Thursday 13 April 2023

Where do you get your ideas? : THE GREEN AND THE BLACK


It’s a question all writers have heard. And in the case of my book, The Green and The Black, I didn’t fully realize where it had come from while I was writing it. A chunk of it takes place in a Newfoundland hospital. It was only on reading it back during editing that I realized how much of a recent personal experience had seeped in to the writing.

Back on Easter Saturday of 2017, my wife and I got out of bed, and she said she wasn’t feeling great. By the time we got out of the bedroom and along the landing she was teetering, and I reached her just as she fell at my feet.

She wasn’t breathing, and her eyes had gone glassy, like the dead blue eyes of a china doll. I really thought I’d lost her.

I got her rolled over and thumped her on the chest, twice, while screaming in her face. That did the trick, and her eyes fluttered, took on life and she was back, at least some of the way, although she was still not able to respond to me and couldn’t focus.

I phoned 911, an ambulance came after what seemed like an age, and some big burly chaps carted her off to our local ER, about 10 miles away. I followed, still shaking like a leaf, in the car.

To cut a long story short, and condense hours of worry into a few words, she had pulmonary embolisms in both lungs. The docs told me that 1 in 3 people who get them like that just die straight off, so we were lucky, in a way.

There followed two weeks of visiting her as she lay in a recovery ward. She was fully back and awake after a few hours, but the recovery was long as they fed her oxygen and blood thinners to try to get her lungs functioning somewhere near normal,

So that’s the background. The thing that seeped into my book wasn’t my wife’s illness though, it was the quiet professionalism, good cheer, and humanity of the medical and nursing staff, all of them heroes in my eyes.

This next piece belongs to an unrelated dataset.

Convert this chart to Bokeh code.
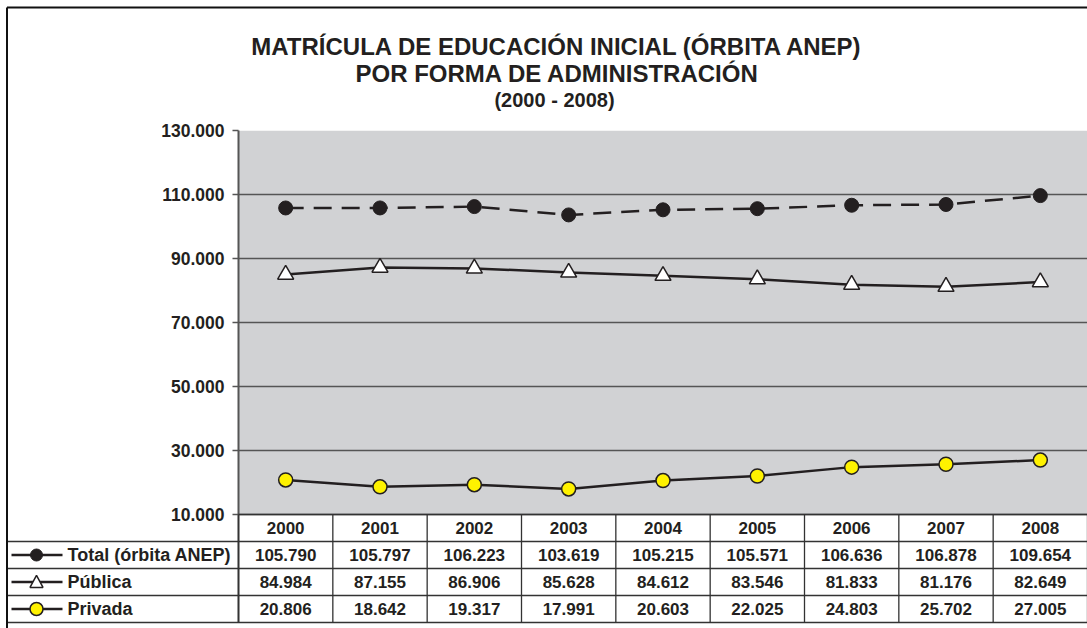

As I read through my edits I saw that I’d captured some of that stoic quiet, and some of the atmosphere of how hospital staff go about immersing patients in an environment designed to make them calm, and give them time to heal.

There’s not much calm in the final book, but that’s not the hospital staff’s fault. The Green and the Black is something they have never seen before, something old that gets inside folks, and festers, thickens and grows.

Obviously, again, the disease in the book echoes in some ways the clots in Sue’s lungs, and again I didn’t see that until the edits. But my subconscious obviously knew what it was doing.

There was a nurse in that local hospital who sang ditties to herself as she went about her business. That too resurfaced in the book and again in a more sinister fashion, with an old children’s song I used as a recurring motif every time the supernatural made an entrance.

Other things in the mix came from my childhood. It was originally going to be about Kobolds, the goblinesque things that knock in coal mines.

Goblins in the deep places have haunted my dreams since a first read of THE HOBBIT, way back in 1968, and I’ve long wanted to do a modern times novel with them at the center of things. I started one a while back, but that fizzled out and ended up as a story in Dark Melodies. And similarly, when I got to the point for the reveal, there was something else behind the curtain.

The wee folk who turn up drinking and singing in the mines and the camp are close cousins to goblins of course, but give off the appearance of being something more jolly, at first glance at least.

I dredged these ones up out of some old Scottish tales originally, of people being trapped in fairyland after overindulging in booze and song and dance at the wee folks’ party.

And then things took an even darker turn, when I realized what song it was they were always singing in my story. I have my auld grannie to thank for all the snippets of folk songs, lullabyes, show tunes and hymns that provide me with regular earworms.

The dolls of stick, leaf and branch that became a motif throughout likewise came from old stories from home. Originally, they were going to be scarecrows, with goblins inside, but they too took another turn, when I realized the wood and leaf was still alive, still capable of taking root, and growing.

Some of my family did spells as coal miners, back in the auld country, and their tales too found their way in into the mix, of friendship and bonds, of dark places and sudden deaths.

Mix all of that in with some of my botany and archaeology experience and you can see that THE GREEN AND THE BLACK came from a soup of influences.

It's one of my favorite things I've written.